DIRECTIVE: Skip the pictures and extract all of the lines exactly as written.

MATERIAL PROVIDED:
——
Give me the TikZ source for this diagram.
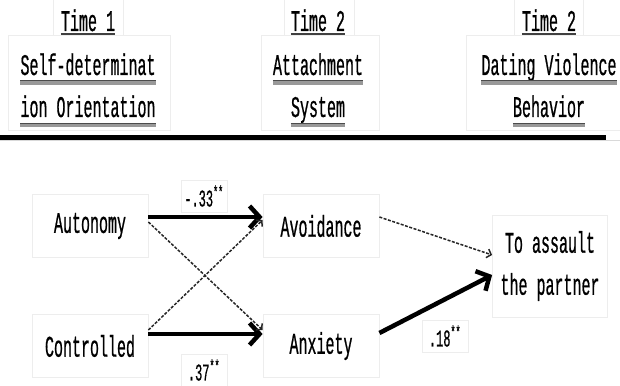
\documentclass[tikz,border=0pt]{standalone}
\usepackage{fontspec}
\setmainfont[FakeStretch=0.5,FakeBold=0.6]{Liberation Mono}
\usetikzlibrary{arrows.meta}

\begin{document}
\begin{tikzpicture}[x=1pt,y=-1pt,line cap=butt,
    every node/.style={inner sep=0pt,font=\fontsize{30}{42}\selectfont},
    frame/.style={draw=black!7,line width=0.8pt},
    varbox/.style={frame,minimum width=116pt,minimum height=63pt},
    lblbox/.style={frame,minimum width=46pt,minimum height=32pt,font=\fontsize{24}{26}\selectfont},
    oneline/.style={draw=black!75,line width=1.6pt},
    twoline/.style={draw=black!40,line width=4pt},
    strong/.style={line width=4.5pt,-{Straight Barb[length=10pt,width=22pt]}},
    weak/.style={line width=1.5pt,draw=black!85,dash pattern=on 3pt off 1.5pt,-{Straight Barb[length=4pt,width=9pt]}}]
\useasboundingbox (0,0) rectangle (620,385);

% header frames
\draw[frame] (53,-2) rectangle (123,35);
\draw[frame] (8,35) rectangle (170,130);
\draw[frame] (284,-2) rectangle (354,35);
\draw[frame] (261,35) rectangle (379,130);
\draw[frame] (514,-2) rectangle (583,35);
\draw[frame] (466,35) rectangle (625,130);

% header texts
\node[anchor=base] (t1) at (88,31) {Time 1};
\node[anchor=base] (sd1) at (88,75) {Self-determinat};
\node[anchor=base] (sd2) at (88,117) {ion Orientation};
\node[anchor=base] (t2) at (318,31) {Time 2};
\node[anchor=base] (as1) at (318,75) {Attachment};
\node[anchor=base] (as2) at (318,117) {System};
\node[anchor=base] (t3) at (549,31) {Time 2};
\node[anchor=base] (dv1) at (549,75) {Dating Violence};
\node[anchor=base] (dv2) at (549,117) {Behavior};

% underlines
\foreach \n in {t1,t2,t3}
  \draw[oneline] ([yshift=-3pt]\n.base west) -- ([yshift=-3pt]\n.base east);
\foreach \n in {sd1,sd2,as1,as2,dv1,dv2}{
  \draw[twoline] ([yshift=-8pt]\n.base west) -- ([yshift=-8pt]\n.base east);
  \draw[draw=black!70,line width=1pt] ([yshift=-6pt]\n.base west) -- ([yshift=-6pt]\n.base east);
}

% rule
\draw[draw=black!15,line width=1pt] (0,140) -- (620,140);
\draw[line width=5pt] (0,137) -- (606,137);

% variables
\node[varbox] (auto) at (90,226) {Autonomy};
\node[varbox] (ctrl) at (90,346) {Controlled};
\node[varbox] (avo) at (321,226) {Avoidance};
\node[varbox] (anx) at (321,346) {Anxiety};
\node[frame,minimum width=115pt,minimum height=102pt,align=center] (tap) at (550,266)
  {To assault\\the partner};

% coefficients
\node[lblbox] (c1) at (204,196) {-.33\textsuperscript{**}};
\node[lblbox] (c2) at (204,370) {.37\textsuperscript{**}};
\node[lblbox] (c3) at (445,336) {.18\textsuperscript{**}};

% paths
\draw[strong] ([yshift=9pt]auto.east) -- ([yshift=9pt]avo.west);
\draw[strong] ([yshift=12pt]ctrl.east) -- ([yshift=12pt]anx.west);
\draw[weak] ([yshift=4pt]auto.east) -- ([yshift=16pt]anx.west);
\draw[weak] ([yshift=16pt]ctrl.east) -- ([yshift=6pt]avo.west);
\draw[weak] ([yshift=9pt]avo.east) -- ([yshift=11pt]tap.west);
\draw[strong] ([yshift=13pt]anx.east) -- ([yshift=-9pt]tap.west);
\end{tikzpicture}
\end{document}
——
SOLUTION FOR THIS EXERCISE:
Give me the TikZ source for this diagram.
\documentclass[tikz,border=0pt]{standalone}
\usepackage{fontspec}
\setmainfont[FakeStretch=0.5,FakeBold=0.6]{Liberation Mono}
\usetikzlibrary{arrows.meta}

\begin{document}
\begin{tikzpicture}[x=1pt,y=-1pt,line cap=butt,
    every node/.style={inner sep=0pt,font=\fontsize{30}{42}\selectfont},
    frame/.style={draw=black!7,line width=0.8pt},
    varbox/.style={frame,minimum width=116pt,minimum height=63pt},
    lblbox/.style={frame,minimum width=46pt,minimum height=32pt,font=\fontsize{24}{26}\selectfont},
    oneline/.style={draw=black!75,line width=1.6pt},
    twoline/.style={draw=black!40,line width=4pt},
    strong/.style={line width=4.5pt,-{Straight Barb[length=10pt,width=22pt]}},
    weak/.style={line width=1.5pt,draw=black!85,dash pattern=on 3pt off 1.5pt,-{Straight Barb[length=4pt,width=9pt]}}]
\useasboundingbox (0,0) rectangle (620,385);

% header frames
\draw[frame] (53,-2) rectangle (123,35);
\draw[frame] (8,35) rectangle (170,130);
\draw[frame] (284,-2) rectangle (354,35);
\draw[frame] (261,35) rectangle (379,130);
\draw[frame] (514,-2) rectangle (583,35);
\draw[frame] (466,35) rectangle (625,130);

% header texts
\node[anchor=base] (t1) at (88,31) {Time 1};
\node[anchor=base] (sd1) at (88,75) {Self-determinat};
\node[anchor=base] (sd2) at (88,117) {ion Orientation};
\node[anchor=base] (t2) at (318,31) {Time 2};
\node[anchor=base] (as1) at (318,75) {Attachment};
\node[anchor=base] (as2) at (318,117) {System};
\node[anchor=base] (t3) at (549,31) {Time 2};
\node[anchor=base] (dv1) at (549,75) {Dating Violence};
\node[anchor=base] (dv2) at (549,117) {Behavior};

% underlines
\foreach \n in {t1,t2,t3}
  \draw[oneline] ([yshift=-3pt]\n.base west) -- ([yshift=-3pt]\n.base east);
\foreach \n in {sd1,sd2,as1,as2,dv1,dv2}{
  \draw[twoline] ([yshift=-8pt]\n.base west) -- ([yshift=-8pt]\n.base east);
  \draw[draw=black!70,line width=1pt] ([yshift=-6pt]\n.base west) -- ([yshift=-6pt]\n.base east);
}

% rule
\draw[draw=black!15,line width=1pt] (0,140) -- (620,140);
\draw[line width=5pt] (0,137) -- (606,137);

% variables
\node[varbox] (auto) at (90,226) {Autonomy};
\node[varbox] (ctrl) at (90,346) {Controlled};
\node[varbox] (avo) at (321,226) {Avoidance};
\node[varbox] (anx) at (321,346) {Anxiety};
\node[frame,minimum width=115pt,minimum height=102pt,align=center] (tap) at (550,266)
  {To assault\\the partner};

% coefficients
\node[lblbox] (c1) at (204,196) {-.33\textsuperscript{**}};
\node[lblbox] (c2) at (204,370) {.37\textsuperscript{**}};
\node[lblbox] (c3) at (445,336) {.18\textsuperscript{**}};

% paths
\draw[strong] ([yshift=9pt]auto.east) -- ([yshift=9pt]avo.west);
\draw[strong] ([yshift=12pt]ctrl.east) -- ([yshift=12pt]anx.west);
\draw[weak] ([yshift=4pt]auto.east) -- ([yshift=16pt]anx.west);
\draw[weak] ([yshift=16pt]ctrl.east) -- ([yshift=6pt]avo.west);
\draw[weak] ([yshift=9pt]avo.east) -- ([yshift=11pt]tap.west);
\draw[strong] ([yshift=13pt]anx.east) -- ([yshift=-9pt]tap.west);
\end{tikzpicture}
\end{document}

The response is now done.